Three of these five fasts commemorate events leading to the downfall of the first commonwealth and the destruction of the Temple, which is commemorated by the major fast of Tisha B'Av.
Following is a list of minor fasts required by Jewish law, their dates, and the events they commemorate:
The Fast of Gedaliah, Tishri 3, commemorates the killing of the Jewish governor of Judah, a critical event in the downfall of the first commonwealth.
The Fast of Tevet, Tevet 10, is the beginning of the siege of Jerusalem. It has also been proclaimed a memorial day for the six million Jews who died in the Holocaust.
The Fast of Esther, Adar 13, commemorates the three days that Esther fasted before approaching King Ahasuerus on behalf of the Jewish people. The fast is connected with Purim. If Adar 13 falls on a Shabbat, it is moved to the preceding Thursday (Adar 11), because it cannot be moved forward a day (it would fall on Purim).
The Fast of the Firstborn, Nissan 14, is a fast observed only by firstborn males, commemorating the fact that they were saved from the plague of the firstborn in Egypt. It is observed on the day before Passover.

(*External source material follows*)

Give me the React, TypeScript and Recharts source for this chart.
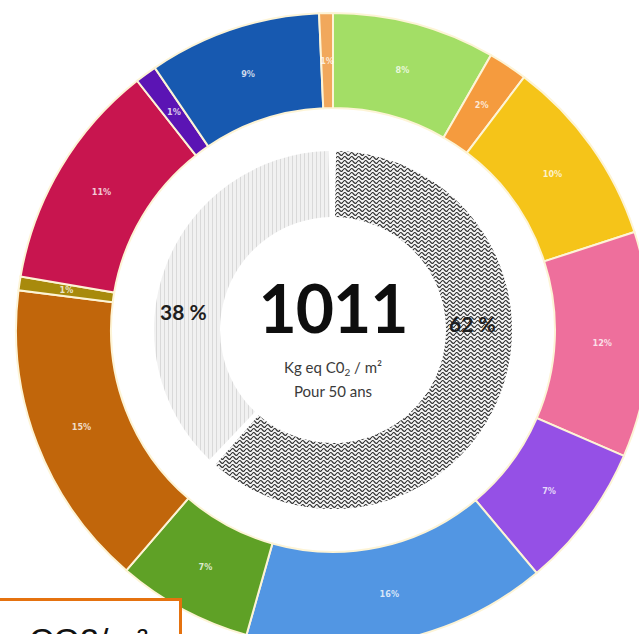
import React from 'react';
import { PieChart, Pie, Cell } from 'recharts';

// outer ring, clockwise from 12 o'clock
const postes = ['p1', 'p2', 'p3', 'p4', 'p5', 'p6', 'p7', 'p8', 'p9', 'p10', 'p11', 'p12', 'p13'];
const parts = [8.3, 2, 9.7, 11.5, 7.4, 15.5, 6.9, 15.7, 0.7, 11.7, 1.1, 8.8, 0.7];
const labels = ['8%', '2%', '10%', '12%', '7%', '16%', '7%', '15%', '1%', '11%', '1%', '9%', '1%'];
const colors = [
  '#a3de66', '#f59b3e', '#f5c419', '#ee6f9c', '#9550e6', '#5296e3', '#5fa126',
  '#c1660b', '#a88a0c', '#c8154f', '#5b14b4', '#1759b0', '#f1a85c',
];

// inner ring
const groupes = ['62', '38'];
const groupValues = [62, 38];
const groupLabels = ['62 %', '38 %'];
const groupFills = ['url(#waves)', 'url(#stripes)'];

const outerData = postes.map((name, i) => ({ name, value: parts[i], label: labels[i] }));
const innerData = groupes.map((name, i) => ({ name, value: groupValues[i], label: groupLabels[i] }));

const RAD = Math.PI / 180;

const renderOuterLabel = (props: any) => {
  const { cx, cy, midAngle, innerRadius, outerRadius, index } = props;
  const r = (innerRadius + outerRadius) / 2;
  const x = cx + r * Math.cos(-midAngle * RAD);
  const y = cy + r * Math.sin(-midAngle * RAD);
  return (
    <text
      x={x}
      y={y}
      textAnchor="middle"
      dominantBaseline="central"
      fill="rgba(255,255,255,0.78)"
      fontSize={9}
      fontWeight="bold"
      fontFamily="DejaVu Sans Condensed, DejaVu Sans, sans-serif"
    >
      {outerData[index].label}
    </text>
  );
};

export default function App() {
  return (
    <div
      style={{
        position: 'absolute',
        left: 0,
        top: 0,
        width: 639,
        height: 634,
        overflow: 'hidden',
        background: '#fff',
      }}
    >
      <PieChart width={639} height={634} margin={{ top: 0, right: 0, bottom: 0, left: 0 }}>
        <defs>
          <pattern id="waves" patternUnits="userSpaceOnUse" width="7" height="4">
            <rect width="7" height="4" fill="#f4f4f4" />
            <path d="M0 2 C1.75 0, 1.75 0, 3.5 2 S5.25 4, 7 2" stroke="#333" strokeWidth="1.2" fill="none" />
          </pattern>
          <pattern id="stripes" patternUnits="userSpaceOnUse" width="4" height="4">
            <rect width="4" height="4" fill="#f1f1f1" />
            <line x1="0.5" y1="0" x2="0.5" y2="4" stroke="#d9d9d9" strokeWidth="1" />
          </pattern>
        </defs>
        <Pie
          data={outerData}
          dataKey="value"
          cx={333}
          cy={330}
          innerRadius={222}
          outerRadius={317}
          startAngle={90}
          endAngle={-270}
          stroke="#fdf4d6"
          strokeWidth={2}
          label={renderOuterLabel}
          labelLine={false}
          isAnimationActive={false}
        >
          {outerData.map((d, i) => (
            <Cell key={d.name} fill={colors[i]} />
          ))}
        </Pie>
        <Pie
          data={innerData}
          dataKey="value"
          cx={333}
          cy={330}
          innerRadius={113}
          outerRadius={179}
          startAngle={89}
          endAngle={-271}
          paddingAngle={2.5}
          stroke="none"
          isAnimationActive={false}
        >
          {innerData.map((d, i) => (
            <Cell key={d.name} fill={groupFills[i]} />
          ))}
        </Pie>
      </PieChart>

      {/* inner ring labels */}
      <div style={{ position: 'absolute', left: 160, top: 299, fontFamily: 'Lato, sans-serif', fontWeight: 700, fontSize: 21, color: '#1e1e1e' }}>
        {groupLabels[1]}
      </div>
      <div style={{ position: 'absolute', left: 449, top: 311, fontFamily: 'Lato, sans-serif', fontWeight: 700, fontSize: 21, color: '#1e1e1e' }}>
        {groupLabels[0]}
      </div>

      {/* centre */}
      <div style={{ position: 'absolute', left: 233, width: 200, top: 268, textAlign: 'center', fontFamily: 'Lato, sans-serif', fontWeight: 700, fontSize: 66, lineHeight: '80px', color: '#0e0e0e', letterSpacing: -1 }}>
        1011
      </div>
      <div style={{ position: 'absolute', left: 233, width: 200, top: 356, textAlign: 'center', fontFamily: 'Lato, sans-serif', fontSize: 15, lineHeight: '22px', color: '#3a3a3a' }}>
        Kg eq C0<sub style={{ fontSize: 10, verticalAlign: 'baseline', position: 'relative', top: 3 }}>2</sub> / m²
        <br />
        Pour 50 ans
      </div>

      {/* framed caption at bottom left */}
      <div
        style={{
          position: 'absolute',
          left: -10,
          top: 598,
          width: 186,
          height: 80,
          border: '3px solid #e5720f',
          background: '#fff',
        }}
      >
        <div style={{ position: 'absolute', left: 36, top: 20, fontFamily: 'Liberation Sans, Arial, sans-serif', fontSize: 34, color: '#111', whiteSpace: 'nowrap' }}>
          CO2/m²
        </div>
      </div>
    </div>
  );
}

If Nissan 14 falls on Shabbat, the fast is moved back to the previous Thursday to avoid interfering with Shabbat. Like the Fast of Esther, it can't be moved forward because it would fall on the holiday.
The Fast of Tammuz, Tammuz 17, is the date when the walls of Jerusalem were breached by the Romans in 69 C.E., a major event leading up to the destruction of the Temple exactly three weeks later, on the 9th of Av. Those three weeks are a time when mourning customs are observed. There are three special haftarah readings of admonition for each of these three weeks.